The paranoia of autocratic states should never be underestimated. Hanson himself concluded: ‘As now [with China], the first Greater East Asia Co-prosperity Sphere was a thin veneer masking Japanese inherent weakness: constitutional weakness, fuel and food weakness, economic weakness, strategic and military weakness.’

But comparisons with Japan’s Co-Prosperity Sphere break down rather quickly. Unlike modern day China, Emperor Hirohito’s imperialist ambitions were built on military conquest. In the 1930s Japanese militarists surmised, incorrectly, that the Soviet Union and the West were planning to subjugate Japan. They therefore set about creating an autarkic empire incorporating Korea, Taiwan and Manchuria. Self-sufficiency was deemed essential after 1918 and the Germans’ starvation into submission.

Japanese autarky was a chimera. In 1939 Japan relied on Californian oil for 80 per cent of its imports — hence the sweep through Southeast Asia in 1941-2 to get to the rich oilfields of what is now Indonesia. Although China has concerns about oil and food security, it is highly unlikely to embark on military adventurism to achieve self-sufficiency.

Moreover, unlike Japan in the 1930s, Chinese economic growth remains dependent on export to the West’s consumer markets. Leaving aside its intention to re-absorb Taiwan by military means if necessary, Japanese-style conquest is not on the Chinese agenda. As Sun Tzu advocated, nations should build powerful economies and armies but avoid war; China intends to use it military and economic strength to strong arm its enemies into submission — not destroy or conquer them.

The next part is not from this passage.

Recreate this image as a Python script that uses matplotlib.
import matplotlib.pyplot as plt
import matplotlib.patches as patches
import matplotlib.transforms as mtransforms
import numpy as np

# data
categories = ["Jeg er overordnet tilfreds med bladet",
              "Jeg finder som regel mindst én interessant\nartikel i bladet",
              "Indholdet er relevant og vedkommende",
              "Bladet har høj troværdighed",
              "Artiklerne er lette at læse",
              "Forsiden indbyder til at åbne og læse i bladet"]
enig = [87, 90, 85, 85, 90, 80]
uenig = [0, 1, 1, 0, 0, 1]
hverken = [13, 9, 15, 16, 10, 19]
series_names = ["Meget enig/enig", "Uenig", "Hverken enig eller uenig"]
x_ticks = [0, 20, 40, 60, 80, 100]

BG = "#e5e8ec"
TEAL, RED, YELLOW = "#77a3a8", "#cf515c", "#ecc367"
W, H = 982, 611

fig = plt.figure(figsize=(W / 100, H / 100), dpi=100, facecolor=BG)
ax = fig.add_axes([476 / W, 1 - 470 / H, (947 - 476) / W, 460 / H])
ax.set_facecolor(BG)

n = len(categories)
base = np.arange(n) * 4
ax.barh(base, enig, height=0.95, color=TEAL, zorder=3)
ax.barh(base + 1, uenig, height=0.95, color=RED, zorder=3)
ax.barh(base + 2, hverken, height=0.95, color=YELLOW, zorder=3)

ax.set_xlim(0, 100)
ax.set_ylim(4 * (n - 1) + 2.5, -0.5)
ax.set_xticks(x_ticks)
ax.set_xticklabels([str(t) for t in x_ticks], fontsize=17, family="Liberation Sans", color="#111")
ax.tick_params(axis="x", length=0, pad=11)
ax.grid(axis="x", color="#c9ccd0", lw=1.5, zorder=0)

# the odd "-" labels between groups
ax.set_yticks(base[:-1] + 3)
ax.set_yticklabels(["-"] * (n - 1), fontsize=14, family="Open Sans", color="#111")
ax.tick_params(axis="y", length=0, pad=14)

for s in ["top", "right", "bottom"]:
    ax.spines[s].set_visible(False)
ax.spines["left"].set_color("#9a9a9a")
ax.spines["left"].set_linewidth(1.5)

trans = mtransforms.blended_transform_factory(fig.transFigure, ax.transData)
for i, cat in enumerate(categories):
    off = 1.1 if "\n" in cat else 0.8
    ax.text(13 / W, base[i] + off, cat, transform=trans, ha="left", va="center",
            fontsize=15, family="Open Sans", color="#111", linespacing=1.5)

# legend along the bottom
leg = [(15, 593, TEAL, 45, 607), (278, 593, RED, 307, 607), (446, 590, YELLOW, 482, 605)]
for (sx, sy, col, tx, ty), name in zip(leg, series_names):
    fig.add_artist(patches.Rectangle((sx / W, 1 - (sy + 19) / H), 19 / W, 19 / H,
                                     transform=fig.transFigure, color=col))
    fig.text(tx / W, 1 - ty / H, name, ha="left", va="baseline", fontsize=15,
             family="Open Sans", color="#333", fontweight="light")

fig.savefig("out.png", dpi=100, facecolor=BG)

Vietnam and Myanmar have already been cowed into unhappy subservience. The Thai elite, not willing to share power with the masses, prefer oligarchy to democracy and has already jumped aboard China’s ship. The Philippines has flip-flopped in its allegiances, seeing China as the region’s long-term winner but nevertheless resenting its unilateral takeover of the South China Sea. Meanwhile Bangladesh plays off China against India, its emerging superpower rival. Pakistan, which has always seen China as a bulwark to India, has long been an ally. Central Asian states stretching as far as Turkey are being suborned by Chinese economic wealth. Vladimir Putin, no doubt unhappy at Russia’s role as a junior partner to China, nevertheless prefers this subordinate role to being the West’s whipping boy.

If a historical exemplar of China’s modern-day empire is needed, Sparta, in its conflict with Athens during the Great Peloponnesian War, may be a better fit. The 5th century monarchical state was as ideologically driven as modern-day China, and ultimately defeated democratic Athens.

Having eclipsed its insular rival, Athens dominated the Hellenic world by creating a great trading empire with a fleet paid for by its democratic Delian League allies. But the Athenian Empire eventually succumbed to hubris. Its citizen assembly, led by irresponsible demagogues, voted to send its navy halfway across the Mediterranean to subjugate Syracuse, the powerful Sicilian city. It was a catastrophic distraction.

After a lengthy siege that depleted its resources, the Athenian navy and army were surrounded by Spartan forces and annihilated. Sparta roused itself to build an alliance of anti-democratic, anti-Athenian states.

The Sicilian Expedition as it became known is arguably the best example of imperial overreach in history. Is history repeating itself? Thus far this century, America, like Athens, has depleted its strength by throwing vast resources at non-essential wars in Iraq, Syria and Afghanistan. These were distracting conflicts where even victory would have provided modest benefits. In hindsight victories in Iraq and Syria were largely pyrrhic while the war in Afghanistan seems all but lost. Meanwhile China has grown its economy, built a world class navy and leveraged its strength to co-opt regional allies.

In short, since the start of the 21st century, the United States, like Athens in the 5th century BC, has been guilty of hubristic overreach and geopolitical distraction. As a result, its post-war empire of influence in Asia is now under severe threat. Meanwhile the Prime Minister, in spite of his education in the classics, has also overlooked the lessons of the Sicilian Expedition; naval expeditions a long way from home are fraught with danger. Is there any upside to justify this risk?